Esta es la versión extensa de mi columna del jueves 25 de abril de 2013 en 'Catalejo' del periódico El Colombiano.
Por Santiago Silva Jaramillo
A mediados del siglo XIX, el militar José Santos Gutiérrez
viajó junto a una importante delegación de colombianos a adelantar estudios en
“Leyes y Conocimientos generales” en Bélgica. Pero Santos Gutiérrez encontró
más que educación en la ciudad de Lovaina, donde residió; se enamoró de una
joven local de llamada Josefina.
Ella le correspondió y el colombiano empezó a organizar el
asunto de la boda y el traslado de ambos de regreso a su patria. Pero los
padres de Josefina, horrorizados por la perspectiva de que su querida hija se
fuera a vivir al trópico, se opusieron rotundamente a las pretensiones del impertinente
novio suramericano.
Descorazonado, Santos Gutiérrez regresó solo a Colombia poco
después, al terminar sus estudios. Por entonces, los Estados Unidos de Colombia
se organizaban bajo la ultra liberal constitución de Rionegro que dividía el
territorio de la federación en nueve Estados con increíble independencia entre
ellos y ante la unión. En efecto, José Santos Gutiérrez se convirtió en
presidente del Estado de Boyacá poco después de su retorno, en el año 1863.
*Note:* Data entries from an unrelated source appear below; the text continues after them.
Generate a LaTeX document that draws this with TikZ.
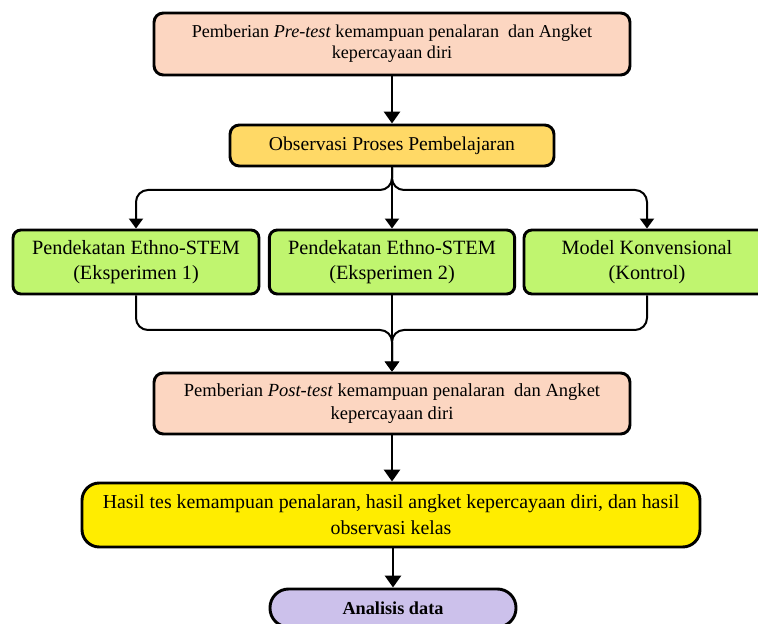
\documentclass[tikz,border=0pt]{standalone}
\usepackage{fontspec}
\setmainfont{Liberation Serif}
\usepackage{tikz}
\usepackage{xcolor}
\usetikzlibrary{arrows.meta}

\definecolor{salmonbox}{HTML}{FCD6C1}
\definecolor{obsbox}{HTML}{FFD966}
\definecolor{greenbox}{HTML}{C0F56F}
\definecolor{yellowbox}{HTML}{FFED00}
\definecolor{purplebox}{HTML}{CCC1EB}

\begin{document}
\begin{tikzpicture}[x=0.75pt,y=-0.75pt,
        box/.style 2 args={draw=black, line width=2.2pt, rounded corners=7pt, align=center,
            inner sep=0pt, font=\fontsize{#1}{#2}\selectfont},
        mainarrow/.style={line width=2.2pt, -{Triangle[width=12pt,length=9pt]}},
        branch/.style={line width=1.5pt, rounded corners=9pt, -{Triangle[width=10.5pt,length=7.5pt]}}]
    \useasboundingbox (0,0) rectangle (758,624);
    \clip (0,0) rectangle (758,624);

    % Tahap awal
    \node[box={13.6}{16}, fill=salmonbox, minimum width=357pt, minimum height=46.5pt] (pretest) at (392,44)
        {Pemberian \textit{Pre-test} kemampuan penalaran\ \ dan Angket\\kepercayaan diri};
    \node[box={14.7}{17}, fill=obsbox, minimum width=243pt, minimum height=30.75pt] (observasi) at (392,145.5)
        {Observasi Proses Pembelajaran};

    % Kelas perlakuan
    \node[box={15.2}{19}, fill=greenbox, rounded corners=6pt, minimum width=184.5pt, minimum height=48pt] (eksp1) at (136,262)
        {Pendekatan Ethno-STEM\\(Eksperimen 1)};
    \node[box={15.2}{19}, fill=greenbox, rounded corners=6pt, minimum width=184pt, minimum height=48pt] (eksp2) at (392,262)
        {Pendekatan Ethno-STEM\\(Eksperimen 2)};
    \node[box={15.2}{19}, fill=greenbox, rounded corners=6pt, minimum width=184.5pt, minimum height=48pt] (kontrol) at (647,262)
        {Model Konvensional\\(Kontrol)};

    % Tahap akhir
    \node[box={13.9}{17}, fill=salmonbox, minimum width=357pt, minimum height=45.75pt] (posttest) at (392,403.5)
        {Pemberian \textit{Post-test} kemampuan penalaran\ \ dan Angket\\kepercayaan diri};
    \node[box={14.9}{19.5}, fill=yellowbox, rounded corners=13pt, minimum width=463.5pt, minimum height=48pt] (hasil) at (391,515)
        {Hasil tes kemampuan penalaran, hasil angket kepercayaan diri, dan hasil\\observasi kelas};
    \node[box={13.7}{16}, fill=purplebox, rounded corners=14pt, minimum width=184.5pt, minimum height=28.5pt] (analisis) at (393,608)
        {\textbf{Analisis data}};

    % Titik cabang
    \coordinate (cabang) at (392,190);
    \coordinate (gabung) at (392,330);

    % Panah utama
    \draw[mainarrow] (pretest.south) -- (observasi.north);
    \draw[mainarrow] (posttest.south) -- (posttest.south |- hasil.north);
    \draw[mainarrow] (hasil.south -| analisis.north) -- (analisis.north);

    % Percabangan ke tiga kelas
    \draw[branch] (observasi.south) -- (cabang) -| (eksp1.north);
    \draw[branch] (observasi.south) -- (cabang) -| (kontrol.north);
    \draw[branch] (observasi.south) -- (eksp2.north);

    % Penggabungan ke post-test
    \draw[branch] (eksp1.south) |- (gabung) -- (posttest.north);
    \draw[branch] (kontrol.south) |- (gabung) -- (posttest.north);
    \draw[branch] (eksp2.south) -- (posttest.north);
\end{tikzpicture}
\end{document}
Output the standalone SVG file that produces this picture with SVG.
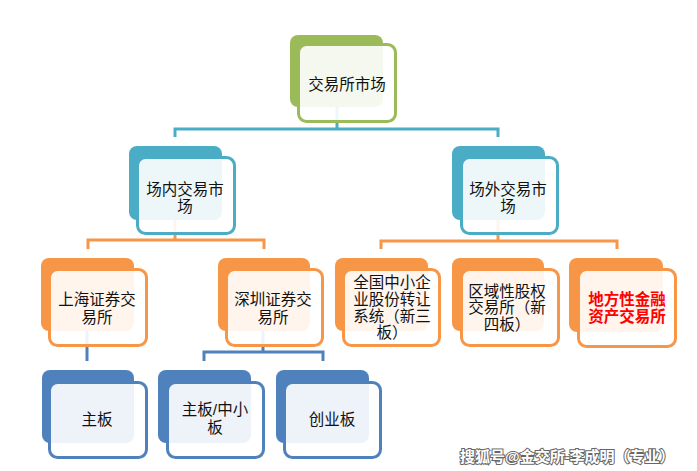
<svg xmlns="http://www.w3.org/2000/svg" width="697" height="471" viewBox="0 0 697 471">
<style>
text{font-family:"Liberation Sans","Noto Sans CJK SC",sans-serif;font-size:15.5px;fill:#111;text-anchor:middle}
.front{fill:#fff;fill-opacity:0.9;stroke-width:3}
.g .back{fill:#9bbb59}.g .front{stroke:#9bbb59}
.t .back{fill:#4bacc6}.t .front{stroke:#4bacc6}
.o .back{fill:#f79646}.o .front{stroke:#f79646}
.b .back{fill:#4f81bd}.b .front{stroke:#4f81bd}
.c{fill:none;stroke-width:3}
.red{fill:#ff0000;font-weight:bold}
.wm{font-size:15px;font-weight:bold;fill:#fff;stroke:#666;stroke-width:2;paint-order:stroke;text-anchor:start}
</style>
<g id="connectors">
<path class="c" stroke="#4bacc6" d="M337 107V129M175 137V129H498V137"/>
<path class="c" stroke="#f79646" d="M175 220V240M88 249V240H264V249M498 220V241M381 249V241H617V249"/>
<path class="c" stroke="#4f81bd" d="M87 331V361M263 331V352M204 361V352H323V361"/>
</g>
<g id="n_root" class="g">
<rect class="back" x="290" y="35" width="93" height="72" rx="8"/>
<rect class="front" x="298.5" y="44.5" width="97" height="77" rx="8"/>
<text x="347" y="90">交易所市场</text>
</g>
<g id="n_in" class="t">
<rect class="back" x="129" y="146" width="93" height="74" rx="8"/>
<rect class="front" x="137.5" y="157.5" width="97" height="76" rx="8"/>
<text x="185" y="195">场内交易市</text>
<text x="185" y="212">场</text>
</g>
<g id="n_out" class="t">
<rect class="back" x="452" y="146" width="93" height="74" rx="8"/>
<rect class="front" x="461.5" y="157.5" width="96" height="76" rx="8"/>
<text x="508" y="195">场外交易市</text>
<text x="508" y="212">场</text>
</g>
<g id="n_sh" class="o">
<rect class="back" x="41" y="258" width="93" height="73" rx="8"/>
<rect class="front" x="49.5" y="269.5" width="97" height="76" rx="8"/>
<text x="97" y="305">上海证券交</text>
<text x="97" y="323">易所</text>
</g>
<g id="n_sz" class="o">
<rect class="back" x="218" y="258" width="92" height="73" rx="8"/>
<rect class="front" x="226.5" y="269.5" width="96" height="76" rx="8"/>
<text x="273" y="305">深圳证券交</text>
<text x="273" y="323">易所</text>
</g>
<g id="n_neeq" class="o">
<rect class="back" x="335" y="258" width="93" height="73" rx="8"/>
<rect class="front" x="343.5" y="269.5" width="96" height="76" rx="8"/>
<text x="392" y="288">全国中小企</text>
<text x="392" y="305">业股份转让</text>
<text x="392" y="322">系统（新三</text>
<text x="392" y="338">板）</text>
</g>
<g id="n_region" class="o">
<rect class="back" x="452" y="258" width="92" height="73" rx="8"/>
<rect class="front" x="461.5" y="269.5" width="97" height="76" rx="8"/>
<text x="507" y="297">区域性股权</text>
<text x="507" y="313">交易所（新</text>
<text x="507" y="330">四板）</text>
</g>
<g id="n_local" class="o">
<rect class="back" x="569" y="258" width="94" height="74" rx="8"/>
<rect class="front" x="578.5" y="269.5" width="97" height="77" rx="8"/>
<text class="red" x="627" y="305">地方性金融</text>
<text class="red" x="627" y="322">资产交易所</text>
</g>
<g id="n_main" class="b">
<rect class="back" x="42" y="370" width="92" height="73" rx="8"/>
<rect class="front" x="49.5" y="382.5" width="97" height="75" rx="8"/>
<text x="97" y="425">主板</text>
</g>
<g id="n_sme" class="b">
<rect class="back" x="158" y="370" width="93" height="73" rx="8"/>
<rect class="front" x="167.5" y="382.5" width="96" height="75" rx="8"/>
<text x="215" y="415">主板/中小</text>
<text x="215" y="433">板</text>
</g>
<g id="n_gem" class="b">
<rect class="back" x="276" y="370" width="93" height="73" rx="8"/>
<rect class="front" x="284.5" y="382.5" width="96" height="75" rx="8"/>
<text x="332" y="425">创业板</text>
</g>
<text class="wm" x="460" y="462">搜狐号@金交所-李成明（专业）</text>
</svg>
Aun dolido por el desplante belga, el presidente Santos Gutiérrez
envió una carta en 1867 con una declaratoria de guerra al Reino de Bélgica;
como presidente del Estado Soberano de Boyacá podía tomar esta decisión, pero
para su suerte –y nuestra vergüenza- la declaratoria de guerra nunca llegó a
destino: las propias deficiencias en el transporte y las comunicaciones de la
Colombia de la época impidieron que la misiva saliera siquiera de los Andes.
¡Se salvaron los belgas!
Ahora bien, algunos historiadores han cuestionado la veracidad
de la famosa guerra boyaco-belga de 1867; aunque la anécdota se haya extendido
en la cultura popular, no se han encontrado registros documentales que den
cuenta de la misiva o de la decisión de Santos Gutiérrez. No importa, la historia
es también lo que nunca sucedió; el episodio puede no ser cierto o estar
exagerado, pero hace parte de nuestra historia común, nos habla de un periodo
social y político y unas personas que son colombianas en esencia.
En 1988, el embajador de Bélgica en Colombia, Willy Stevens,
conoció el relato de la curiosa guerra. En una ingeniosa muestra de relaciones
públicas, el embajador belga firmó un armisticio simbólico con el entonces
gobernador de Boyacá el 28 de mayo de ese mismo año; media docena de
embajadores belgas de la región asistieron como testigos.
La paz se firmó en Tunja, capital del departamento de Boyacá
y centro de operaciones de calles empedradas de la guerra que nunca fue.
Así terminaban más de cien años de un conflicto sin
hostilidades, de un capricho bélico explicado en el despecho, de otra guerra
colombiana, aunque esta sin el disparo de una sola bala.